About Longleat Maze
Longleat Maze is a hedge maze located in the grounds of Longleat House, a stately home in Wiltshire, England.
History of Longleat Maze
Built in 1978, Longleat’s hedge maze is the largest in the UK and was once the largest maze in the world, built from over 16,000 English yew trees. The maze was the idea of Alexander Thynn, 7th Marquess of Bath, who lived in Longleat House until his death in 2020.

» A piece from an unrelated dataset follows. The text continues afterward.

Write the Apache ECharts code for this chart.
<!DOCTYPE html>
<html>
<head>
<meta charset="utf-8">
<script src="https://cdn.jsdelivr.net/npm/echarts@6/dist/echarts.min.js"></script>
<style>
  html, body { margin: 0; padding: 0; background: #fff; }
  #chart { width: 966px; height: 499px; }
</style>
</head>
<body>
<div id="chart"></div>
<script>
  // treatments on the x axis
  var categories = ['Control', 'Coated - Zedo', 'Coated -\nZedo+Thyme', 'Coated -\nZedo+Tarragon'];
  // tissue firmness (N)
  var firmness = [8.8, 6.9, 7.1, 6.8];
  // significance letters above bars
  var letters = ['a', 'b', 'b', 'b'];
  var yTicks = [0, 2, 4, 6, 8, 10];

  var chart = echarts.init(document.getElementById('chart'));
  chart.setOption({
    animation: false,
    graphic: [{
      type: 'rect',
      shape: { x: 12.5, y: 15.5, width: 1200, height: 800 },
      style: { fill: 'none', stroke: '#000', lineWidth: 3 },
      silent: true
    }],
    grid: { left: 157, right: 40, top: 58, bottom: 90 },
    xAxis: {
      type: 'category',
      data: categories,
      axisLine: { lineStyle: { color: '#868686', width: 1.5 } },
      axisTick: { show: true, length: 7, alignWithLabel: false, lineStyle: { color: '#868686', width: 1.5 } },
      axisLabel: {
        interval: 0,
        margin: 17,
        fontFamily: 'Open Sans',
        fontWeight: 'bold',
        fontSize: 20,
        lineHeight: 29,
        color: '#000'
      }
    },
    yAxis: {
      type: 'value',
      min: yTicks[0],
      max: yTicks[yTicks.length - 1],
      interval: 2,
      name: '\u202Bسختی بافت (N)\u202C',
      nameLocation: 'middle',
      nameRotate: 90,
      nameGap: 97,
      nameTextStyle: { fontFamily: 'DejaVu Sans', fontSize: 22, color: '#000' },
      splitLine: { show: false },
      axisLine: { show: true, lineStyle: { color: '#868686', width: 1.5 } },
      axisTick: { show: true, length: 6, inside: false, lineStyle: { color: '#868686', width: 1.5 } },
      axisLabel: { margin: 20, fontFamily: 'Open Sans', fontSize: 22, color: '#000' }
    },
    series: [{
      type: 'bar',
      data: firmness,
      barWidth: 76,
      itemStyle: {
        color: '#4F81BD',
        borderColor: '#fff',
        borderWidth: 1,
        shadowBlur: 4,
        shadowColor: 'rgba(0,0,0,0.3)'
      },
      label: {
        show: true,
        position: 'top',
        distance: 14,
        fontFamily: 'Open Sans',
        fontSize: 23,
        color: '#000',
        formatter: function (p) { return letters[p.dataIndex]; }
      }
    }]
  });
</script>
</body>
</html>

An observation tower marks the maze’s centre point and the aim is to arrive at the tower, which is easier said than done thanks to numerous dead ends built into the yew paths. There are also six bridges, which offer great views of the grounds and also a vantage point for trying to plot your way around (or out of) the maze. Longleat House is an Elizabethan-era building, the current structure of which dates back to the 16th century, being officially completed in 1580. The house and grounds in their modern form were designed and built by John Thynne and Robert Smythson, and subsequently became the home of the Marquesses of Bath (Thynne’s descendants).
Longleat Maze today
In 1949, Longleat House became the first stately home to open to the public, and it continues to be a popular attraction today. Some visit for the historical background, others for the safari park housed in the grounds (the first drive-through safari park to open outside of Africa), some for the 900 acres of grounds attached to the house (envisaged by English landscape designer Capability Brown) and some for the various beautiful gardens on show. The maze is still an essential part of the Longleat experience for many visitors.
Getting to Longleat Maze
Longleat is located in Wiltshire, a county in southwest England. By car, it can be found from the A36 road between the cities of Bath and Salisbury. There is free parking in the grounds. Frome rail station is around five miles away from Longleat and Warminster station is around six miles away, although neither has public transport connections to Longleat, so it’s advised to pre-book a taxi.